━━ Data ━━

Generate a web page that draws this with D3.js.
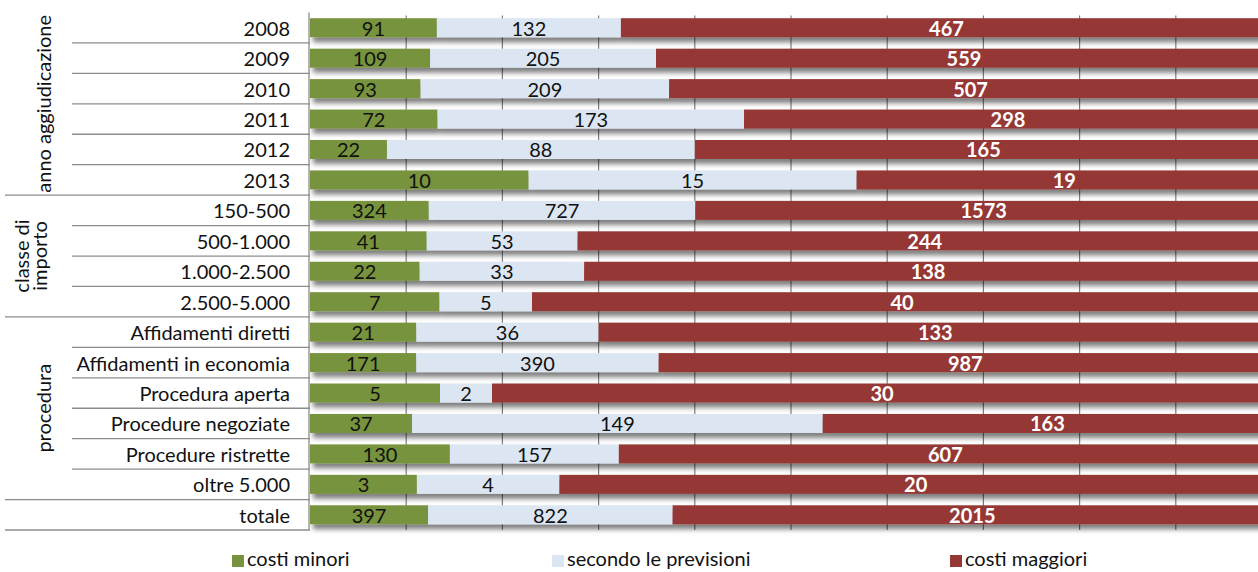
<!DOCTYPE html>
<html>
<head>
<meta charset="utf-8">
<script src="https://cdn.jsdelivr.net/npm/d3@7"></script>
<style>
  html, body { margin: 0; padding: 0; background: #fff; }
  svg { display: block; }
  text { font-family: Lato, "Open Sans", sans-serif; }
</style>
</head>
<body>
<svg id="chart" width="1258" height="572"></svg>
<script>
const categories = ["2008","2009","2010","2011","2012","2013",
  "150-500","500-1.000","1.000-2.500","2.500-5.000",
  "Affidamenti diretti","Affidamenti in economia","Procedura aperta","Procedure negoziate","Procedure ristrette","oltre 5.000",
  "totale"];
const costiMinori       = [91,109,93,72,22,10, 324,41,22,7, 21,171,5,37,130,3, 397];
const secondoPrevisioni = [132,205,209,173,88,15, 727,53,33,5, 36,390,2,149,157,4, 822];
const costiMaggiori     = [467,559,507,298,165,19, 1573,244,138,40, 133,987,30,163,607,20, 2015];
const seriesNames = ["costi minori","secondo le previsioni","costi maggiori"];
const seriesColors = ["#77933C","#DCE6F2","#953735"];
const labelColors = ["#111","#111","#fff"];
const groupLabels = [["anno aggiudicazione"],["classe di","importo"],["procedura"],[""]];
const groupRows = [[0,5],[6,9],[10,15],[16,16]];
const xTicks = [0,0.1,0.2,0.3,0.4,0.5,0.6,0.7,0.8,0.9,1];

const FS = 20;
const svg = d3.select("#chart");
const plotLeft = 310, plotRight = 1272, plotTop = 12.5, plotBottom = 530;

const x = d3.scaleLinear().domain([0,1]).range([plotLeft, plotRight]);
const y = d3.scaleBand().domain(categories).range([plotTop, plotBottom])
  .paddingInner(0.376).paddingOuter(0.188);
const step = y.step();

const defs = svg.append("defs");
const f = defs.append("filter").attr("id","shadow").attr("x","-5%").attr("y","-50%").attr("width","115%").attr("height","250%");
f.append("feDropShadow").attr("dx",3).attr("dy",5).attr("stdDeviation",2.6)
  .attr("flood-color","#000").attr("flood-opacity",0.5);

// gridlines
svg.append("g").selectAll("line").data(xTicks.slice(1)).join("line")
  .attr("x1", d => x(d)).attr("x2", d => x(d))
  .attr("y1", plotTop + 3).attr("y2", plotBottom)
  .attr("stroke", "#7f7f7f").attr("stroke-width", 1.2);

// stacked data
const rows = categories.map((c,i) => {
  const vals = [costiMinori[i], secondoPrevisioni[i], costiMaggiori[i]];
  const tot = d3.sum(vals);
  let acc = 0;
  return {cat: c, segs: vals.map((v,k) => { const s = {k, v, x0: acc/tot, x1: (acc+v)/tot}; acc += v; return s; })};
});

const rowG = svg.append("g").selectAll("g").data(rows).join("g")
  .attr("filter","url(#shadow)");
rowG.selectAll("rect").data(d => d.segs.map(s => ({...s, cat: d.cat}))).join("rect")
  .attr("x", d => x(d.x0)).attr("width", d => x(d.x1) - x(d.x0))
  .attr("y", d => y(d.cat)).attr("height", y.bandwidth())
  .attr("fill", d => seriesColors[d.k]);

// value labels
const lab = svg.append("g");
rows.forEach(r => {
  lab.selectAll(null).data(r.segs).enter().append("text")
    .attr("x", d => (x(d.x0) + x(d.x1)) / 2)
    .attr("y", y(r.cat) + y.bandwidth()/2)
    .attr("dominant-baseline","central")
    .attr("text-anchor","middle")
    .attr("font-size", FS)
    .attr("font-weight", d => d.k === 2 ? 700 : 400)
    .attr("fill", d => labelColors[d.k])
    .text(d => d.v);
});

// category axis
const cat = svg.append("g");
cat.selectAll("text").data(categories).join("text")
  .attr("x", 290).attr("y", d => y(d) + y.bandwidth()/2)
  .attr("dominant-baseline","central").attr("text-anchor","end")
  .attr("font-size", FS).attr("fill","#111").text(d => d);

// separators
const groupEnds = new Set(groupRows.map(g => g[1]));
categories.forEach((c,i) => {
  const yy = plotTop + step*(i+1);
  cat.append("line").attr("x1", groupEnds.has(i) ? 5 : 72).attr("x2", plotLeft)
    .attr("y1", yy).attr("y2", yy).attr("stroke","#8c8c8c").attr("stroke-width",1.3);
});
cat.append("line").attr("x1", plotLeft - 1).attr("x2", plotLeft - 1)
  .attr("y1", plotTop).attr("y2", plotBottom).attr("stroke","#8c8c8c").attr("stroke-width",1.3);

// group labels
groupRows.forEach((g,gi) => {
  const lines = groupLabels[gi];
  if (!lines[0]) return;
  const cy = (plotTop + step*g[0] + plotTop + step*(g[1]+1)) / 2;
  const n = lines.length;
  lines.forEach((t,li) => {
    const cx = n === 1 ? 43 : 21 + li*18;
    svg.append("text").attr("transform", `translate(${cx},${cy}) rotate(-90)`)
      .attr("text-anchor","middle").attr("dominant-baseline","central")
      .attr("font-size", FS).attr("fill","#111").text(t);
  });
});

// legend
const legendX = [232, 552, 950];
const leg = svg.append("g");
seriesNames.forEach((n,i) => {
  leg.append("rect").attr("x", legendX[i]).attr("y", 555).attr("width", 12).attr("height", 12)
    .attr("fill", seriesColors[i]);
  leg.append("text").attr("x", legendX[i] + 15).attr("y", 566)
    .attr("font-size", FS).attr("fill","#111").text(n);
});
</script>
</body>
</html>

━━━

Prompt: All of the lines above should be retyped precisely, apart from the pictures.

The output:
Generate a web page that draws this with D3.js.
<!DOCTYPE html>
<html>
<head>
<meta charset="utf-8">
<script src="https://cdn.jsdelivr.net/npm/d3@7"></script>
<style>
  html, body { margin: 0; padding: 0; background: #fff; }
  svg { display: block; }
  text { font-family: Lato, "Open Sans", sans-serif; }
</style>
</head>
<body>
<svg id="chart" width="1258" height="572"></svg>
<script>
const categories = ["2008","2009","2010","2011","2012","2013",
  "150-500","500-1.000","1.000-2.500","2.500-5.000",
  "Affidamenti diretti","Affidamenti in economia","Procedura aperta","Procedure negoziate","Procedure ristrette","oltre 5.000",
  "totale"];
const costiMinori       = [91,109,93,72,22,10, 324,41,22,7, 21,171,5,37,130,3, 397];
const secondoPrevisioni = [132,205,209,173,88,15, 727,53,33,5, 36,390,2,149,157,4, 822];
const costiMaggiori     = [467,559,507,298,165,19, 1573,244,138,40, 133,987,30,163,607,20, 2015];
const seriesNames = ["costi minori","secondo le previsioni","costi maggiori"];
const seriesColors = ["#77933C","#DCE6F2","#953735"];
const labelColors = ["#111","#111","#fff"];
const groupLabels = [["anno aggiudicazione"],["classe di","importo"],["procedura"],[""]];
const groupRows = [[0,5],[6,9],[10,15],[16,16]];
const xTicks = [0,0.1,0.2,0.3,0.4,0.5,0.6,0.7,0.8,0.9,1];

const FS = 20;
const svg = d3.select("#chart");
const plotLeft = 310, plotRight = 1272, plotTop = 12.5, plotBottom = 530;

const x = d3.scaleLinear().domain([0,1]).range([plotLeft, plotRight]);
const y = d3.scaleBand().domain(categories).range([plotTop, plotBottom])
  .paddingInner(0.376).paddingOuter(0.188);
const step = y.step();

const defs = svg.append("defs");
const f = defs.append("filter").attr("id","shadow").attr("x","-5%").attr("y","-50%").attr("width","115%").attr("height","250%");
f.append("feDropShadow").attr("dx",3).attr("dy",5).attr("stdDeviation",2.6)
  .attr("flood-color","#000").attr("flood-opacity",0.5);

// gridlines
svg.append("g").selectAll("line").data(xTicks.slice(1)).join("line")
  .attr("x1", d => x(d)).attr("x2", d => x(d))
  .attr("y1", plotTop + 3).attr("y2", plotBottom)
  .attr("stroke", "#7f7f7f").attr("stroke-width", 1.2);

// stacked data
const rows = categories.map((c,i) => {
  const vals = [costiMinori[i], secondoPrevisioni[i], costiMaggiori[i]];
  const tot = d3.sum(vals);
  let acc = 0;
  return {cat: c, segs: vals.map((v,k) => { const s = {k, v, x0: acc/tot, x1: (acc+v)/tot}; acc += v; return s; })};
});

const rowG = svg.append("g").selectAll("g").data(rows).join("g")
  .attr("filter","url(#shadow)");
rowG.selectAll("rect").data(d => d.segs.map(s => ({...s, cat: d.cat}))).join("rect")
  .attr("x", d => x(d.x0)).attr("width", d => x(d.x1) - x(d.x0))
  .attr("y", d => y(d.cat)).attr("height", y.bandwidth())
  .attr("fill", d => seriesColors[d.k]);

// value labels
const lab = svg.append("g");
rows.forEach(r => {
  lab.selectAll(null).data(r.segs).enter().append("text")
    .attr("x", d => (x(d.x0) + x(d.x1)) / 2)
    .attr("y", y(r.cat) + y.bandwidth()/2)
    .attr("dominant-baseline","central")
    .attr("text-anchor","middle")
    .attr("font-size", FS)
    .attr("font-weight", d => d.k === 2 ? 700 : 400)
    .attr("fill", d => labelColors[d.k])
    .text(d => d.v);
});

// category axis
const cat = svg.append("g");
cat.selectAll("text").data(categories).join("text")
  .attr("x", 290).attr("y", d => y(d) + y.bandwidth()/2)
  .attr("dominant-baseline","central").attr("text-anchor","end")
  .attr("font-size", FS).attr("fill","#111").text(d => d);

// separators
const groupEnds = new Set(groupRows.map(g => g[1]));
categories.forEach((c,i) => {
  const yy = plotTop + step*(i+1);
  cat.append("line").attr("x1", groupEnds.has(i) ? 5 : 72).attr("x2", plotLeft)
    .attr("y1", yy).attr("y2", yy).attr("stroke","#8c8c8c").attr("stroke-width",1.3);
});
cat.append("line").attr("x1", plotLeft - 1).attr("x2", plotLeft - 1)
  .attr("y1", plotTop).attr("y2", plotBottom).attr("stroke","#8c8c8c").attr("stroke-width",1.3);

// group labels
groupRows.forEach((g,gi) => {
  const lines = groupLabels[gi];
  if (!lines[0]) return;
  const cy = (plotTop + step*g[0] + plotTop + step*(g[1]+1)) / 2;
  const n = lines.length;
  lines.forEach((t,li) => {
    const cx = n === 1 ? 43 : 21 + li*18;
    svg.append("text").attr("transform", `translate(${cx},${cy}) rotate(-90)`)
      .attr("text-anchor","middle").attr("dominant-baseline","central")
      .attr("font-size", FS).attr("fill","#111").text(t);
  });
});

// legend
const legendX = [232, 552, 950];
const leg = svg.append("g");
seriesNames.forEach((n,i) => {
  leg.append("rect").attr("x", legendX[i]).attr("y", 555).attr("width", 12).attr("height", 12)
    .attr("fill", seriesColors[i]);
  leg.append("text").attr("x", legendX[i] + 15).attr("y", 566)
    .attr("font-size", FS).attr("fill","#111").text(n);
});
</script>
</body>
</html>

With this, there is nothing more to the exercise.